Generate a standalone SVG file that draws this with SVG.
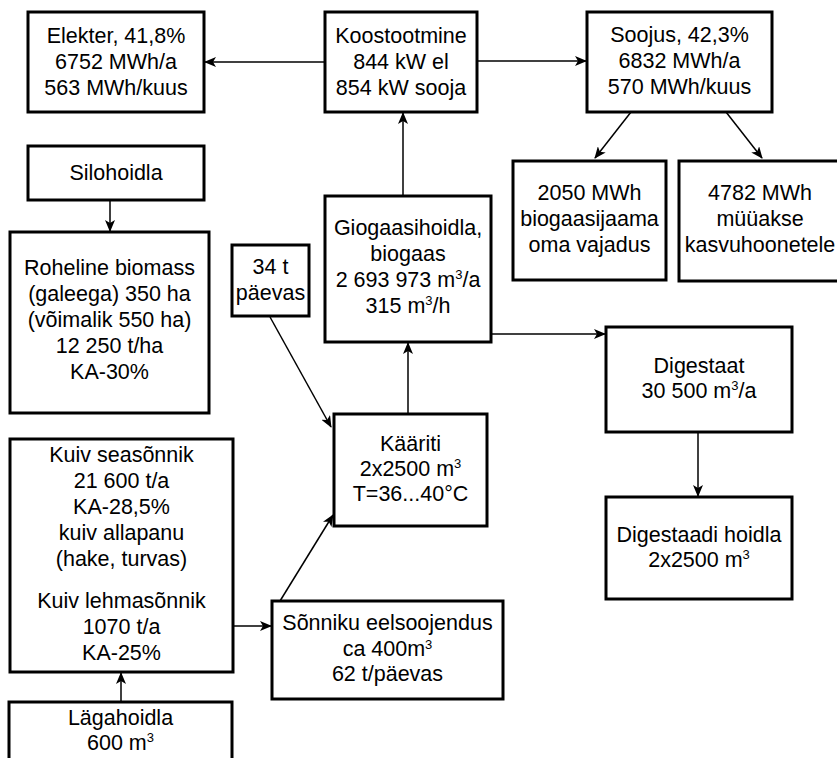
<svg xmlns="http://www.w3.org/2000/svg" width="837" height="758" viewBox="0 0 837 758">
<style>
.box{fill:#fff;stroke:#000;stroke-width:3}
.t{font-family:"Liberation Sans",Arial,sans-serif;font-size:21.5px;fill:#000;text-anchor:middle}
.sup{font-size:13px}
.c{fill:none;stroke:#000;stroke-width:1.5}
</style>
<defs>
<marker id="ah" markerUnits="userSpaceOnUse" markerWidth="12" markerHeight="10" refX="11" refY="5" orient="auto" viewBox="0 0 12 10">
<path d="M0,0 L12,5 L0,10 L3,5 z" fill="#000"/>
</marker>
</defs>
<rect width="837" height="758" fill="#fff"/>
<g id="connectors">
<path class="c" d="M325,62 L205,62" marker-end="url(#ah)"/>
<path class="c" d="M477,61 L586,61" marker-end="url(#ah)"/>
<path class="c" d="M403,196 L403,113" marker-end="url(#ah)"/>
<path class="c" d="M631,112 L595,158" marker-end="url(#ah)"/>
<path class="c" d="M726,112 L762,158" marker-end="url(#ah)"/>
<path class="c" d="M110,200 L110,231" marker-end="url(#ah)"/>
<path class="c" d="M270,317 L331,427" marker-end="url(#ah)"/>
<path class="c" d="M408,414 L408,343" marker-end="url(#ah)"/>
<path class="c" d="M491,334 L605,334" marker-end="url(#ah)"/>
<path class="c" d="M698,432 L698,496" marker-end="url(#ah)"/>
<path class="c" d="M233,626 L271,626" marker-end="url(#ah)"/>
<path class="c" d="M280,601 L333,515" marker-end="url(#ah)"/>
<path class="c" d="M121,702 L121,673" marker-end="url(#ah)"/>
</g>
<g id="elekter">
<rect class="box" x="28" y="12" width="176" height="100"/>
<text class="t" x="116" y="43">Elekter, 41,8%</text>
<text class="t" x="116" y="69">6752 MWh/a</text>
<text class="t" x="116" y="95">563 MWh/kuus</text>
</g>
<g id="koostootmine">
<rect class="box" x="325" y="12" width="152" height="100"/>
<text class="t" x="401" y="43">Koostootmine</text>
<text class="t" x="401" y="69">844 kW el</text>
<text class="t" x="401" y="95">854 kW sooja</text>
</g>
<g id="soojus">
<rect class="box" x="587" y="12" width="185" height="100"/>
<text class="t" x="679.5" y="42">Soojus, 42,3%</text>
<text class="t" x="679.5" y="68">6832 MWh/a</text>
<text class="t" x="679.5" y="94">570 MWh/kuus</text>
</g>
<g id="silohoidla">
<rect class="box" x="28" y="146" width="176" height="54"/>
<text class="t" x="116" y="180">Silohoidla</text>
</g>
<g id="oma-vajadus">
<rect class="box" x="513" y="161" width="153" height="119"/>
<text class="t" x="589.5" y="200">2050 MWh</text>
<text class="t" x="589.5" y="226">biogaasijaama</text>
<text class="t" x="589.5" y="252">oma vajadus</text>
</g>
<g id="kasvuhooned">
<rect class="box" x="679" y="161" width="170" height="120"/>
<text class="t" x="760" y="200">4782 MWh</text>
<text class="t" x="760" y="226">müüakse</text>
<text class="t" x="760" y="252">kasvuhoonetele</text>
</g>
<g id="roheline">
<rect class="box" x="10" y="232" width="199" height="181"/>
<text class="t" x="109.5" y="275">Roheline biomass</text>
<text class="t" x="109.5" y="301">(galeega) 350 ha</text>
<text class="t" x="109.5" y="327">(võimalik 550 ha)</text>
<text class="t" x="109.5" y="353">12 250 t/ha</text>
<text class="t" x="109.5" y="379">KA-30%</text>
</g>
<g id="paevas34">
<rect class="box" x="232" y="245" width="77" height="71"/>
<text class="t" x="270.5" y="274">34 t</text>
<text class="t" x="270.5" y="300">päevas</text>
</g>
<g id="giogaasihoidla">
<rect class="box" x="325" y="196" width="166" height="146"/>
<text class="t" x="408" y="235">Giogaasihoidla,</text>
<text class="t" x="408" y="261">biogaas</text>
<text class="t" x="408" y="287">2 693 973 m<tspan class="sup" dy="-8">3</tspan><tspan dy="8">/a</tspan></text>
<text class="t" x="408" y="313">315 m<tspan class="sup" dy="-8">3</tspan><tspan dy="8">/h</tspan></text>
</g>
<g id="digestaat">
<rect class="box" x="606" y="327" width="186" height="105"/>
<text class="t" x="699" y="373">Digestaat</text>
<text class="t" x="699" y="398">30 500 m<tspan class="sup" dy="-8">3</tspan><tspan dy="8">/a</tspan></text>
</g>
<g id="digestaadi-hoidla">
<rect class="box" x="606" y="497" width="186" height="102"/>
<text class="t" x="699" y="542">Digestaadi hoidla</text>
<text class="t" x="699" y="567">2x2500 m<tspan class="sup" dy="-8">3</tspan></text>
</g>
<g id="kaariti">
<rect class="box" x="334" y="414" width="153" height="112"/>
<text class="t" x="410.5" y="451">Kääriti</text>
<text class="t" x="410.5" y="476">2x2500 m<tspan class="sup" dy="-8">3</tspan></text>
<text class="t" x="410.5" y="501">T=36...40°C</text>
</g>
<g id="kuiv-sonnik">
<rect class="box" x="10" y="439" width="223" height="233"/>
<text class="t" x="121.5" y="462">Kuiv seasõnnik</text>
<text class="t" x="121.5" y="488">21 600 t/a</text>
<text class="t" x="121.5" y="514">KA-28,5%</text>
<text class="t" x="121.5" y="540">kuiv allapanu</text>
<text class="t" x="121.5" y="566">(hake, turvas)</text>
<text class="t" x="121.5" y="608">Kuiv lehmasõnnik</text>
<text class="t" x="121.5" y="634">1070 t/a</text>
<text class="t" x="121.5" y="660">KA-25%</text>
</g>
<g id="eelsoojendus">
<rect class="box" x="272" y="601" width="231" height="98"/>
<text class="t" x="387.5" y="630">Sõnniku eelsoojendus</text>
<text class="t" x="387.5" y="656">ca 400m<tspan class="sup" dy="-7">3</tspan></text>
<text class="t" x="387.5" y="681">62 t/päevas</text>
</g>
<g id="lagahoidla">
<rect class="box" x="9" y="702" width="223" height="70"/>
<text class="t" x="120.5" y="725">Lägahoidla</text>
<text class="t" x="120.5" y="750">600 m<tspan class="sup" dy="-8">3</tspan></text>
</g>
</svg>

● **Your instructions**:
Every line should be retyped exactly, with the pictures omitted.

● **Task solution**:
Generate a standalone SVG file that draws this with SVG.
<svg xmlns="http://www.w3.org/2000/svg" width="837" height="758" viewBox="0 0 837 758">
<style>
.box{fill:#fff;stroke:#000;stroke-width:3}
.t{font-family:"Liberation Sans",Arial,sans-serif;font-size:21.5px;fill:#000;text-anchor:middle}
.sup{font-size:13px}
.c{fill:none;stroke:#000;stroke-width:1.5}
</style>
<defs>
<marker id="ah" markerUnits="userSpaceOnUse" markerWidth="12" markerHeight="10" refX="11" refY="5" orient="auto" viewBox="0 0 12 10">
<path d="M0,0 L12,5 L0,10 L3,5 z" fill="#000"/>
</marker>
</defs>
<rect width="837" height="758" fill="#fff"/>
<g id="connectors">
<path class="c" d="M325,62 L205,62" marker-end="url(#ah)"/>
<path class="c" d="M477,61 L586,61" marker-end="url(#ah)"/>
<path class="c" d="M403,196 L403,113" marker-end="url(#ah)"/>
<path class="c" d="M631,112 L595,158" marker-end="url(#ah)"/>
<path class="c" d="M726,112 L762,158" marker-end="url(#ah)"/>
<path class="c" d="M110,200 L110,231" marker-end="url(#ah)"/>
<path class="c" d="M270,317 L331,427" marker-end="url(#ah)"/>
<path class="c" d="M408,414 L408,343" marker-end="url(#ah)"/>
<path class="c" d="M491,334 L605,334" marker-end="url(#ah)"/>
<path class="c" d="M698,432 L698,496" marker-end="url(#ah)"/>
<path class="c" d="M233,626 L271,626" marker-end="url(#ah)"/>
<path class="c" d="M280,601 L333,515" marker-end="url(#ah)"/>
<path class="c" d="M121,702 L121,673" marker-end="url(#ah)"/>
</g>
<g id="elekter">
<rect class="box" x="28" y="12" width="176" height="100"/>
<text class="t" x="116" y="43">Elekter, 41,8%</text>
<text class="t" x="116" y="69">6752 MWh/a</text>
<text class="t" x="116" y="95">563 MWh/kuus</text>
</g>
<g id="koostootmine">
<rect class="box" x="325" y="12" width="152" height="100"/>
<text class="t" x="401" y="43">Koostootmine</text>
<text class="t" x="401" y="69">844 kW el</text>
<text class="t" x="401" y="95">854 kW sooja</text>
</g>
<g id="soojus">
<rect class="box" x="587" y="12" width="185" height="100"/>
<text class="t" x="679.5" y="42">Soojus, 42,3%</text>
<text class="t" x="679.5" y="68">6832 MWh/a</text>
<text class="t" x="679.5" y="94">570 MWh/kuus</text>
</g>
<g id="silohoidla">
<rect class="box" x="28" y="146" width="176" height="54"/>
<text class="t" x="116" y="180">Silohoidla</text>
</g>
<g id="oma-vajadus">
<rect class="box" x="513" y="161" width="153" height="119"/>
<text class="t" x="589.5" y="200">2050 MWh</text>
<text class="t" x="589.5" y="226">biogaasijaama</text>
<text class="t" x="589.5" y="252">oma vajadus</text>
</g>
<g id="kasvuhooned">
<rect class="box" x="679" y="161" width="170" height="120"/>
<text class="t" x="760" y="200">4782 MWh</text>
<text class="t" x="760" y="226">müüakse</text>
<text class="t" x="760" y="252">kasvuhoonetele</text>
</g>
<g id="roheline">
<rect class="box" x="10" y="232" width="199" height="181"/>
<text class="t" x="109.5" y="275">Roheline biomass</text>
<text class="t" x="109.5" y="301">(galeega) 350 ha</text>
<text class="t" x="109.5" y="327">(võimalik 550 ha)</text>
<text class="t" x="109.5" y="353">12 250 t/ha</text>
<text class="t" x="109.5" y="379">KA-30%</text>
</g>
<g id="paevas34">
<rect class="box" x="232" y="245" width="77" height="71"/>
<text class="t" x="270.5" y="274">34 t</text>
<text class="t" x="270.5" y="300">päevas</text>
</g>
<g id="giogaasihoidla">
<rect class="box" x="325" y="196" width="166" height="146"/>
<text class="t" x="408" y="235">Giogaasihoidla,</text>
<text class="t" x="408" y="261">biogaas</text>
<text class="t" x="408" y="287">2 693 973 m<tspan class="sup" dy="-8">3</tspan><tspan dy="8">/a</tspan></text>
<text class="t" x="408" y="313">315 m<tspan class="sup" dy="-8">3</tspan><tspan dy="8">/h</tspan></text>
</g>
<g id="digestaat">
<rect class="box" x="606" y="327" width="186" height="105"/>
<text class="t" x="699" y="373">Digestaat</text>
<text class="t" x="699" y="398">30 500 m<tspan class="sup" dy="-8">3</tspan><tspan dy="8">/a</tspan></text>
</g>
<g id="digestaadi-hoidla">
<rect class="box" x="606" y="497" width="186" height="102"/>
<text class="t" x="699" y="542">Digestaadi hoidla</text>
<text class="t" x="699" y="567">2x2500 m<tspan class="sup" dy="-8">3</tspan></text>
</g>
<g id="kaariti">
<rect class="box" x="334" y="414" width="153" height="112"/>
<text class="t" x="410.5" y="451">Kääriti</text>
<text class="t" x="410.5" y="476">2x2500 m<tspan class="sup" dy="-8">3</tspan></text>
<text class="t" x="410.5" y="501">T=36...40°C</text>
</g>
<g id="kuiv-sonnik">
<rect class="box" x="10" y="439" width="223" height="233"/>
<text class="t" x="121.5" y="462">Kuiv seasõnnik</text>
<text class="t" x="121.5" y="488">21 600 t/a</text>
<text class="t" x="121.5" y="514">KA-28,5%</text>
<text class="t" x="121.5" y="540">kuiv allapanu</text>
<text class="t" x="121.5" y="566">(hake, turvas)</text>
<text class="t" x="121.5" y="608">Kuiv lehmasõnnik</text>
<text class="t" x="121.5" y="634">1070 t/a</text>
<text class="t" x="121.5" y="660">KA-25%</text>
</g>
<g id="eelsoojendus">
<rect class="box" x="272" y="601" width="231" height="98"/>
<text class="t" x="387.5" y="630">Sõnniku eelsoojendus</text>
<text class="t" x="387.5" y="656">ca 400m<tspan class="sup" dy="-7">3</tspan></text>
<text class="t" x="387.5" y="681">62 t/päevas</text>
</g>
<g id="lagahoidla">
<rect class="box" x="9" y="702" width="223" height="70"/>
<text class="t" x="120.5" y="725">Lägahoidla</text>
<text class="t" x="120.5" y="750">600 m<tspan class="sup" dy="-8">3</tspan></text>
</g>
</svg>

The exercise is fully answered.